Колоссальная ошибка взрослых, что мы всё выстраиваем в логическую линейность. А у детей последовательность значимых событий мозаичная, вспыхивающая.
Для взрослых занятия детей (те же их «микродозовые» игры в дочки-матери,) кажутся хаосом — а у детей это где-то оседает, гдето откладывается. От того, как мама одета, в мягкое или твёрдое, поёт она колыбельную маленькому или не поёт, освещение такое или нет, пользуется она духами или нет, так она пеленает его или не так, батистовые пелёнки или грубые. От этих микрофакторов и зависит, будет из ребёнка тот человек или иной.
Для себя я давно решила, что занимаюсь микропедагогикой.
Главное для меня — это попытка нравственного обоснования мелких поступков, крохотных усилий.
Дети впитывают микродозы добра и жестокости. Среди детей в первом классе уже обнаруживаются «боссы» и «охранники». Идут микродозы жестокости, они во многом. Наша педагогическая гордыня, что, мол, этого не должно быть — не устраняет эти вещи, она лишь ещё больше их закрепляет. Пытаясь проявления жестокости быстро искоренить, мы это делаем внешне. Ребёнок чувствует поверхностность наших морализаторских усилий, а параллельно ощущает серьёзность и глубину расчеловечивания вокруг.
А уроки фантазии позволяют мягко-мягко, терпя всё, выводить детей из жёсткости и жестокости.
Поэтому и получается, что это уроки нравственного содержания.
Люди вокруг детей зачастую настолько привыкли ныть, что и дети всё время замечают плохое. А тут я могу зафиксировать, что ребёнок в эту минуту видит в людях хорошее, что в этой игре он обучается гармонии отношений. Возникает возможность через микрофакторы показать ему другую сторону мира. И вот этот ребёнок уже умеет фиксировать доброту со стороны сверстников.

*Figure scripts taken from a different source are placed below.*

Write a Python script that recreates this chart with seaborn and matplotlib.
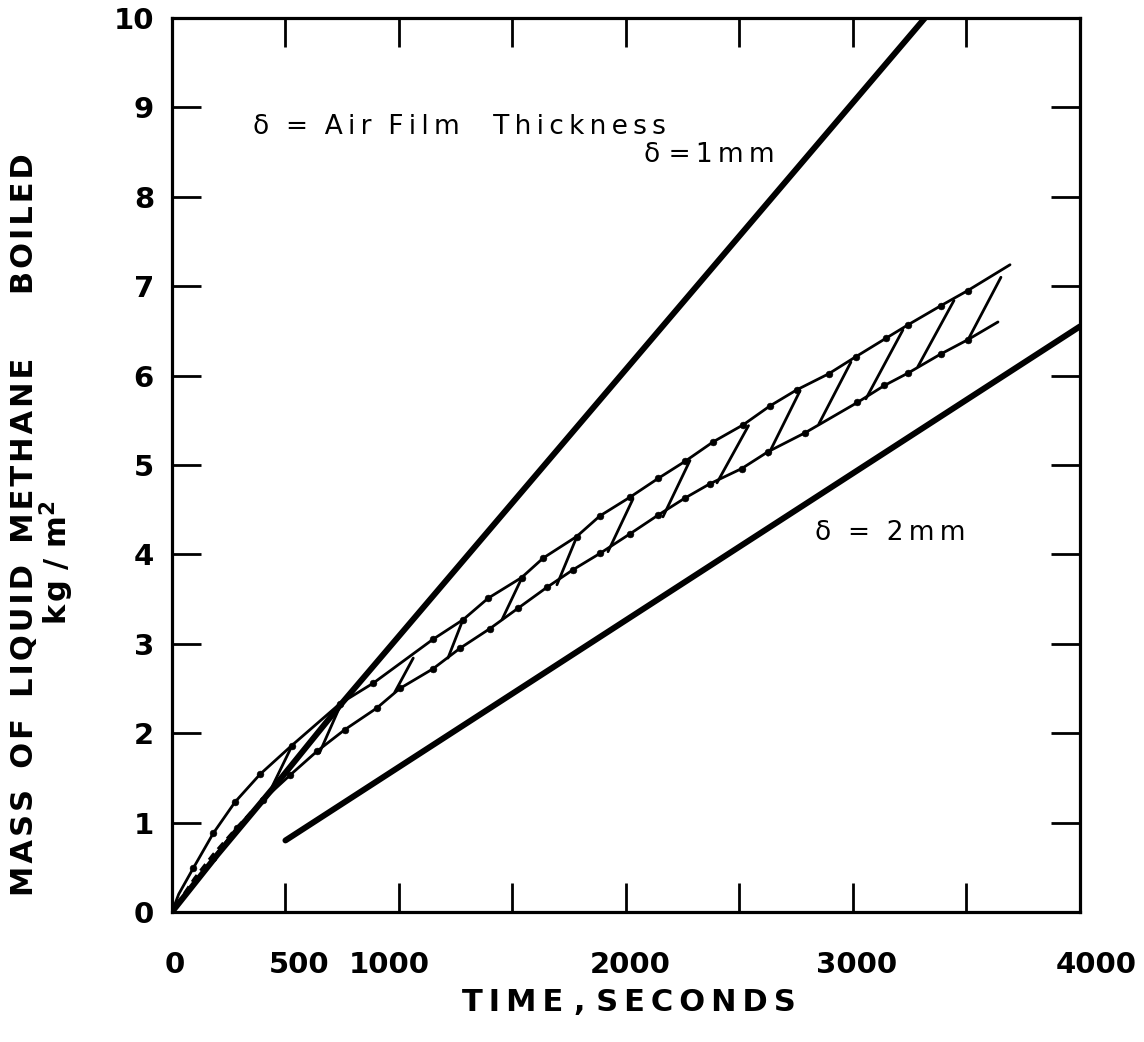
import numpy as np
import pandas as pd
import matplotlib
matplotlib.use("Agg")
import matplotlib.pyplot as plt
import matplotlib.transforms as mtransforms
import seaborn as sns

# --- data (time in s, mass in kg/m2) ---
t_1mm = [0, 200, 450, 740, 2000, 3317]
m_1mm = [0, 0.64, 1.40, 2.31, 6.07, 10.0]

t_2mm = [500, 4000]
m_2mm = [0.80, 6.55]

t_upper = [0, 30, 94, 182, 278, 388, 527, 740, 887, 1150, 1283, 1393, 1540, 1636,
           1783, 1885, 2018, 2142, 2260, 2385, 2517, 2634, 2752, 2893, 3012, 3147,
           3244, 3386, 3505, 3692]
m_upper = [0, 0.20, 0.49, 0.88, 1.23, 1.54, 1.86, 2.33, 2.56, 3.05, 3.27, 3.51, 3.74, 3.96,
           4.20, 4.43, 4.64, 4.85, 5.04, 5.26, 5.45, 5.66, 5.84, 6.02, 6.21, 6.42,
           6.57, 6.78, 6.95, 7.24]

t_lower = [0, 100, 182, 285, 400, 520, 640, 762, 902, 1004, 1150, 1269, 1401, 1526,
           1651, 1768, 1885, 2018, 2142, 2260, 2370, 2510, 2627, 2789, 3020, 3139,
           3244, 3386, 3505, 3639]
m_lower = [0, 0.32, 0.60, 0.94, 1.25, 1.53, 1.80, 2.04, 2.28, 2.50, 2.72, 2.95, 3.17, 3.40,
           3.63, 3.83, 4.01, 4.23, 4.44, 4.63, 4.79, 4.96, 5.15, 5.36, 5.70, 5.89,
           6.03, 6.24, 6.40, 6.60]

# short dashed strokes inside the narrow band near the origin
t_mid = [20, 100, 180, 270, 360]
m_mid = [0.08, 0.38, 0.64, 0.90, 1.15]

# hatch strokes between the two band curves
hatch_top_t = [529, 749, 1063, 1282, 1542, 1784, 2031, 2282, 2540, 2767, 2991, 3220, 3445, 3652]
hatch_top_m = [1.86, 2.35, 2.84, 3.27, 3.74, 4.20, 4.62, 5.05, 5.44, 5.83, 6.15, 6.51, 6.84, 7.10]
hatch_bot_t = [441, 650, 982, 1216, 1454, 1696, 1921, 2163, 2401, 2626, 2850, 3057, 3286, 3511]
hatch_bot_m = [1.40, 1.78, 2.46, 2.84, 3.27, 3.66, 4.03, 4.42, 4.80, 5.11, 5.46, 5.74, 6.10, 6.42]

x_ticks = [0, 500, 1000, 1500, 2000, 2500, 3000, 3500, 4000]
x_ticklabels = ["0", "500", "1000", "", "2000", "", "3000", "", "4000"]
y_ticks = list(range(0, 11))

sns.set_theme(style="white")
plt.rcParams['font.family'] = ['DejaVu Sans']
plt.rcParams['text.color'] = 'black'
plt.rcParams['xtick.color'] = 'black'
plt.rcParams['ytick.color'] = 'black'


def tracked(s, gap="\u200a", word=" "):
    # the original lettering is widely spaced; spread letters with narrow spaces
    return word.join(gap.join(w) for w in s.split(" "))


fig = plt.figure(figsize=(11.44, 10.42), dpi=100)
ax = fig.add_axes([0.1503, 0.1248, 0.7937, 0.8579])

thick = 4.3
thin = 2.0

sns.lineplot(x=t_1mm, y=m_1mm, ax=ax, color="black", lw=thick, sort=False, estimator=None)
sns.lineplot(x=t_2mm, y=m_2mm, ax=ax, color="black", lw=thick, sort=False, estimator=None,
             solid_capstyle="round")
sns.lineplot(x=t_upper, y=m_upper, ax=ax, color="black", lw=thin, sort=False, estimator=None)
sns.lineplot(x=t_lower, y=m_lower, ax=ax, color="black", lw=thin, sort=False, estimator=None)
ax.plot(t_mid, m_mid, color="black", lw=thin, ls=(0, (3, 2)))

# hatch strokes as one long-form table
hatch = pd.DataFrame({
    "t": hatch_top_t + hatch_bot_t,
    "m": hatch_top_m + hatch_bot_m,
    "k": list(range(len(hatch_top_t))) * 2,
})
sns.lineplot(data=hatch, x="t", y="m", units="k", estimator=None, ax=ax,
             color="black", lw=thin, sort=False)

# data dots on both band curves
sns.scatterplot(x=t_upper[2:-1], y=m_upper[2:-1], ax=ax, color="black", s=24, edgecolor=None)
sns.scatterplot(x=t_lower[2:-1], y=m_lower[2:-1], ax=ax, color="black", s=24, edgecolor=None)

ax.set_xlim(0, 4000)
ax.set_ylim(0, 10)

# axes frame and inward ticks
for sp in ax.spines.values():
    sp.set_linewidth(2.3)
    sp.set_color("black")
ax.set_xticks(x_ticks)
ax.set_xticklabels(x_ticklabels)
ax.set_yticks(y_ticks)
ax.tick_params(direction="in", length=21, width=2, color="black",
               top=True, right=True, bottom=True, left=True)
ax.tick_params(axis="x", pad=28, labelsize=21)
ax.tick_params(axis="y", pad=13, labelsize=21)
for lab in ax.get_xticklabels() + ax.get_yticklabels():
    lab.set_fontweight("bold")

# small horizontal offsets of some x labels, as in the original
shifts = {"0": 3, "500": 14, "1000": -10, "2000": 4, "3000": 4, "4000": 16}
for lab in ax.get_xticklabels():
    dx = shifts.get(lab.get_text(), 0)
    if dx:
        lab.set_transform(lab.get_transform() +
                          mtransforms.ScaledTranslation(dx / 100, 0, fig.dpi_scale_trans))

ax.set_xlabel("")
ax.set_ylabel("")
fig.text(0.550, 0.038, tracked("TIME , SECONDS", gap="\u200a\u200a"), ha="center", va="center",
         fontsize=22, fontweight="bold")
fig.text(0.021, 0.497, tracked("MASS OF LIQUID METHANE   BOILED", word="  "), rotation=90,
         ha="center", va="center", fontsize=22, fontweight="bold")
fig.text(0.050, 0.460, tracked("kg / m") + r"$^{\mathbf{2}}$", rotation=90,
         ha="center", va="center", fontsize=22, fontweight="bold")

# annotations
ax.text(357, 8.78, tracked("δ = Air Film  Thickness", gap="\u2009", word="  "), fontsize=19,
        va="center", ha="left")
ax.text(2079, 8.47, tracked("δ =1mm", gap="\u2009"), fontsize=19, va="center", ha="left")
ax.text(2833, 4.24, tracked("δ = 2mm", gap="\u2009", word="  "), fontsize=19,
        va="center", ha="left")

fig.savefig("out.png", dpi=100)
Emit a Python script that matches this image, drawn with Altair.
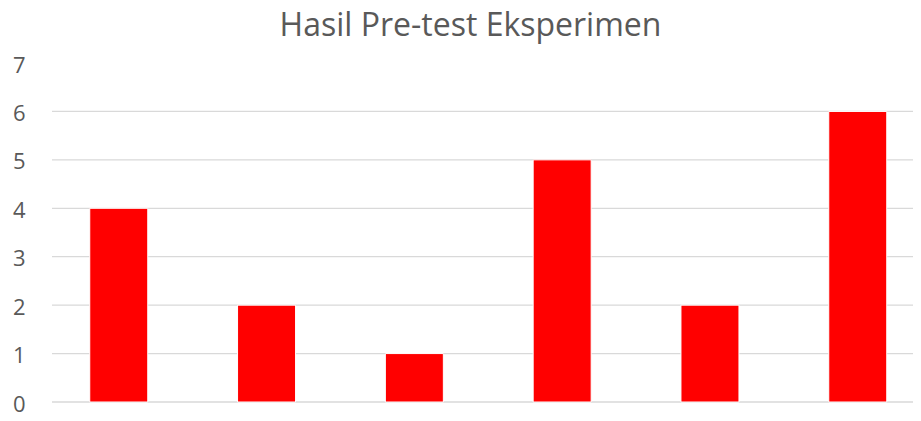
import altair as alt
import pandas as pd

categories = ["1", "2", "3", "4", "5", "6"]
values = [4, 2, 1, 5, 2, 6]
grid_levels = [0, 1, 2, 3, 4, 5, 6]
tick_values = [0, 1, 2, 3, 4, 5, 6, 7]

bars_df = pd.DataFrame({"cat": categories, "value": values})
grid_df = pd.DataFrame({"v": grid_levels})

yscale = alt.Scale(domain=[0, 7], nice=False)
yaxis = alt.Axis(values=tick_values, grid=False, domain=False, ticks=False,
                 labelPadding=27, labelFontSize=22, labelColor="#595959",
                 labelFont="Open Sans", labelOffset=2, title=None)

grid = alt.Chart(grid_df).mark_rule(color="#d9d9d9", strokeWidth=1.3).encode(
    y=alt.Y("v:Q", scale=yscale, axis=yaxis)
)

bars = alt.Chart(bars_df).mark_bar(color="#ff0000", stroke="white", strokeWidth=1).encode(
    x=alt.X("cat:N", sort=None, axis=None,
            scale=alt.Scale(paddingInner=0.6076, paddingOuter=0.2165, align=0.59)),
    y=alt.Y("value:Q", scale=yscale, axis=yaxis),
)

chart = alt.layer(grid, bars).properties(
    width=861,
    height=339,
    autosize=alt.AutoSizeParams(type="none"),
    padding={"left": 44, "top": 55, "right": 0, "bottom": 11},
    title=alt.TitleParams("Hasil Pre-test Eksperimen", fontSize=32, font="Open Sans",
                          fontWeight="normal", color="#595959", anchor="middle",
                          dx=-12, offset=11),
).configure_view(stroke=None)

chart.save("out.html", embed_options={"renderer": "svg", "actions": False})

...А ещё «уроки фантазии» дают возможность, например, убрать двигательные зажимы. В первом классе это снимает массу проблем. В одной школе нас попросили взять коррекционный класс, и к концу года они сравнялись с тем, куда отбирали способных детей.
Но у этих уроков есть и обратная, не менее важная сторона.
Они дают колоссальный заряд тебе самому.
[1] Из выступления на семинаре с учителями и воспитателями в 2006 году.